We were left in no doubt as to the uncompromising seriousness of Aimard’s purpose and how vital a part Liszt plays in the work of contemporary composers – a world away from Liebestraum and heroic virtuosity, nurtured by a musician at the heart of the French contemporary music establishment. There was no interval – for a programme (played from scores throughout) lasting less than 80 minutes (CD length!) – and there was to be no applause until the end. There was a connecting elemental presence of air and water in the various pieces to remind us how brilliantly Liszt could evoke unattainable states of being.
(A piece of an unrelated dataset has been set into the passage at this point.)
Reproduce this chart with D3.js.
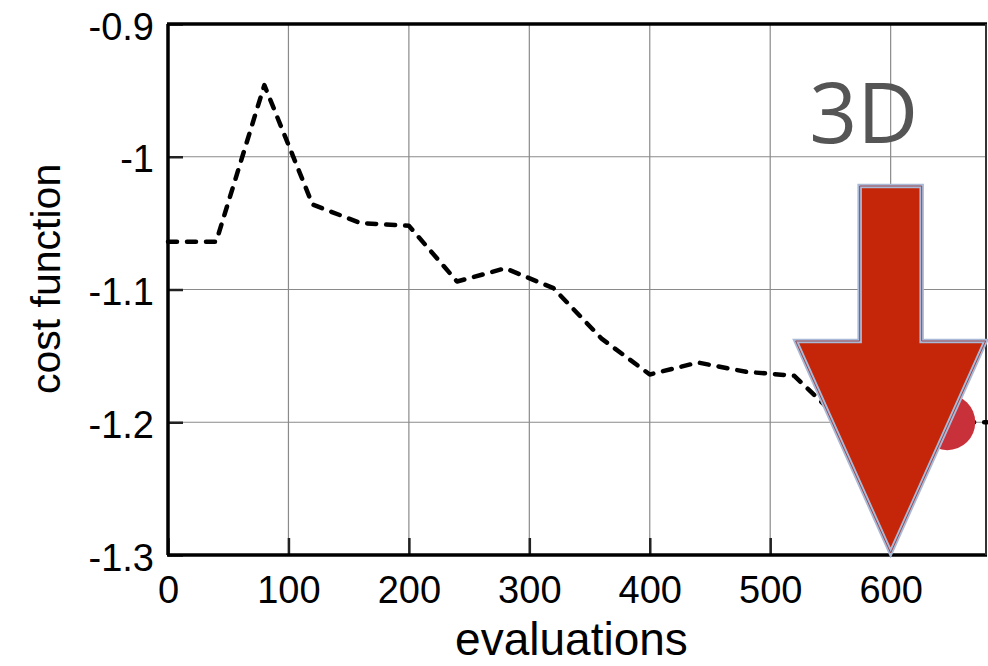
<!DOCTYPE html>
<html>
<head>
<meta charset="utf-8">
<script src="https://cdn.jsdelivr.net/npm/d3@7"></script>
<style>
  body { margin: 0; background: #fff; }
  svg text { font-family: "Liberation Sans", Arial, sans-serif; }
</style>
</head>
<body>
<div id="chart"></div>
<script>
// cost function vs evaluations
var evaluations = [0, 40, 80, 120, 160, 200, 240, 280, 320, 360, 400, 440, 480, 520, 560, 600, 640, 680];
var costValues  = [-1.064, -1.064, -0.946, -1.036, -1.050, -1.052, -1.094, -1.084, -1.099, -1.137, -1.164, -1.155, -1.162, -1.165, -1.200, -1.200, -1.200, -1.200];
var xTicks = [0, 100, 200, 300, 400, 500, 600];
var yTicks = [-0.9, -1.0, -1.1, -1.2, -1.3];
var yTickLabels = ["-0.9", "-1", "-1.1", "-1.2", "-1.3"];
var bestPoint = [{ x: 647, y: -1.2 }];
var arrowAt = { x: 600, y: -1.3 };
var annotation = "3D";

var drawChart = function() {
  var margin = { top: 24, right: 1, bottom: 111, left: 168 },
      width  = 988 - margin.left - margin.right,
      height = 666 - margin.top - margin.bottom;

  var data = evaluations.map(function(d, i) { return { x: d, y: costValues[i] }; });

  var x = d3.scaleLinear()
    .range([0, width])
    .domain([0, 680]);

  var y = d3.scaleLinear()
    .range([height, 0])
    .domain([-1.3, -0.9]);

  var svg = d3.select("#chart").append("svg")
    .attr("width", 988)
    .attr("height", 666)
    .append("g")
      .attr("transform", "translate(" + margin.left + "," + margin.top + ")");

  // grid
  svg.append("g")
    .selectAll("line.gx")
    .data(xTicks.slice(1))
    .enter().append("line")
      .attr("x1", function(d) { return x(d); })
      .attr("x2", function(d) { return x(d); })
      .attr("y1", 0).attr("y2", height)
      .attr("stroke", "#8a8a8a").attr("stroke-width", 1.2);

  svg.append("g")
    .selectAll("line.gy")
    .data(yTicks.slice(1, -1))
    .enter().append("line")
      .attr("x1", 0).attr("x2", width)
      .attr("y1", function(d) { return y(d); })
      .attr("y2", function(d) { return y(d); })
      .attr("stroke", "#8a8a8a").attr("stroke-width", 1.2);

  // x axis
  var xAxis = svg.append("g")
    .attr("transform", "translate(0," + height + ")")
    .call(d3.axisBottom(x)
      .tickValues(xTicks)
      .tickSizeInner(-17)
      .tickSizeOuter(0)
      .tickPadding(21)
      .tickFormat(d3.format("d")));
  xAxis.select(".domain").remove();
  xAxis.selectAll("line").attr("stroke", "#222").attr("stroke-width", 2.5);
  xAxis.selectAll("text").style("font-size", "38px").attr("fill", "#000");

  // y axis
  var yAxis = svg.append("g")
    .call(d3.axisLeft(y)
      .tickValues(yTicks)
      .tickSizeInner(-15)
      .tickSizeOuter(0)
      .tickPadding(14)
      .tickFormat(function(d, i) { return yTickLabels[i]; }));
  yAxis.select(".domain").remove();
  yAxis.selectAll("line").attr("stroke", "#222").attr("stroke-width", 2.5);
  yAxis.selectAll("text").style("font-size", "38px").attr("fill", "#000").attr("dy", "0.4em");

  // frame
  svg.append("line").attr("x1", -1).attr("x2", width).attr("y1", 0).attr("y2", 0)
    .attr("stroke", "#000").attr("stroke-width", 3.5);
  svg.append("line").attr("x1", 0).attr("x2", 0).attr("y1", 0).attr("y2", height)
    .attr("stroke", "#000").attr("stroke-width", 3.5);
  svg.append("line").attr("x1", -1).attr("x2", width).attr("y1", height).attr("y2", height)
    .attr("stroke", "#000").attr("stroke-width", 3.5);
  svg.append("line").attr("x1", width - 1).attr("x2", width - 1).attr("y1", 0).attr("y2", height)
    .attr("stroke", "#333").attr("stroke-width", 2);

  // cost line
  var cost_line = d3.line()
    .x(function(d) { return x(d.x); })
    .y(function(d) { return y(d.y); });

  svg.append("path")
    .attr("d", cost_line(data))
    .attr("fill", "none")
    .attr("stroke", "#000")
    .attr("stroke-width", 4.5)
    .attr("stroke-linecap", "round")
    .attr("stroke-linejoin", "round")
    .attr("stroke-dasharray", "9,10");

  // best point marker
  svg.selectAll("circle.best")
    .data(bestPoint)
    .enter().append("circle")
      .attr("cx", function(d) { return x(d.x); })
      .attr("cy", function(d) { return y(d.y); })
      .attr("r", 28)
      .attr("fill", "#c8303a");

  // arrow annotation
  var ax = x(arrowAt.x), ay = y(arrowAt.y);
  var arrowPts = [
    [ax - 31, ay - 369], [ax + 31, ay - 369], [ax + 31, ay - 214],
    [ax + 95, ay - 214], [ax, ay - 2], [ax - 95, ay - 214], [ax - 31, ay - 214]
  ];
  svg.append("path")
    .attr("d", d3.line()(arrowPts) + "Z")
    .attr("fill", "#c52609")
    .attr("stroke", "#a9bad8")
    .attr("stroke-width", 4.5)
    .attr("stroke-linejoin", "miter");
  svg.append("path")
    .attr("d", d3.line()(arrowPts) + "Z")
    .attr("fill", "none")
    .attr("stroke", "#9a4a50")
    .attr("stroke-width", 1);

  svg.append("text")
    .attr("x", ax - 27)
    .attr("y", 119)
    .style("text-anchor", "middle")
    .style("font-family", "'Open Sans', sans-serif")
    .style("font-size", "84px")
    .attr("fill", "#555")
    .text(annotation);

  // x axis label
  svg.append("text")
    .attr("x", x(335))
    .attr("y", height + 100)
    .style("text-anchor", "middle")
    .style("font-size", "46px")
    .text("evaluations");

  // y axis label
  svg.append("text")
    .attr("transform", "rotate(-90)")
    .attr("x", 0 - (y(-1.1) + y(-1.2)) / 2 + 77)
    .attr("y", 0 - margin.left + 60)
    .style("text-anchor", "middle")
    .style("font-size", "41px")
    .text("cost function");
};

drawChart();
</script>
</body>
</html>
At the start and end of the recital were two of Liszt’s grander statements about the isolation of the romantic ego, a concept that is still in rude good health. Aimard set the bar high with an intense performance of the Villa d’Este cypresses threnody, in which the piano’s cavernous bass supported the shifting harmonic layers of the funereal atmosphere in a quintessentially romantic memento mori. This mood continued into the Bartók Dirge, from around the same time as Duke Bluebeard’s Castle, except that here the layers were more clearly defined and the harmonies even less functional than in the Liszt. The airy fluttering of the birds on the receiving end of St Francis’s sermon took flight with spellbinding evenness of touch, growing into the visionary quality of the sermon itself. The idea of flight was pushed to extremes in Aimard’s virtuosic performance of Tangata manu by Marco Stroppa (born 1959), a musical re-telling of a creation myth from Easter Island, an extended visionary piece that gave Aimard’s technical and interpretative powers a full work-out. In the two fountain pieces, Aimard’s control of pace and colour was superb, and he deftly pointed up the spiritual and pictorial differences between the two composers. The Messiaen work was extraordinarily vivid – a celebration not only of the black-eared wheatear of the title but also of an entire aviary of birdlife in music raucous with birdsong, played with disarming frankness and sheer joy in its iridescence. Liszt’s great Vallée d’Obermann returned us to the world of Byronic self-absorption, grandly introspective certainly, but the sort of music that gave later composers a clue as to what the piano was capable of. In a work that presents many opportunities for barnstorming posturing, Aimard kept his cool. He’s not a showman; his apparent detachment enabled the character of each piece to reveal itself in playing of intense focus and articulation. He asserted the fierce originality of all the works here, conferring on them, however short, stature and self-possession. Aimard demanded a lot from his audience, and it was worth it.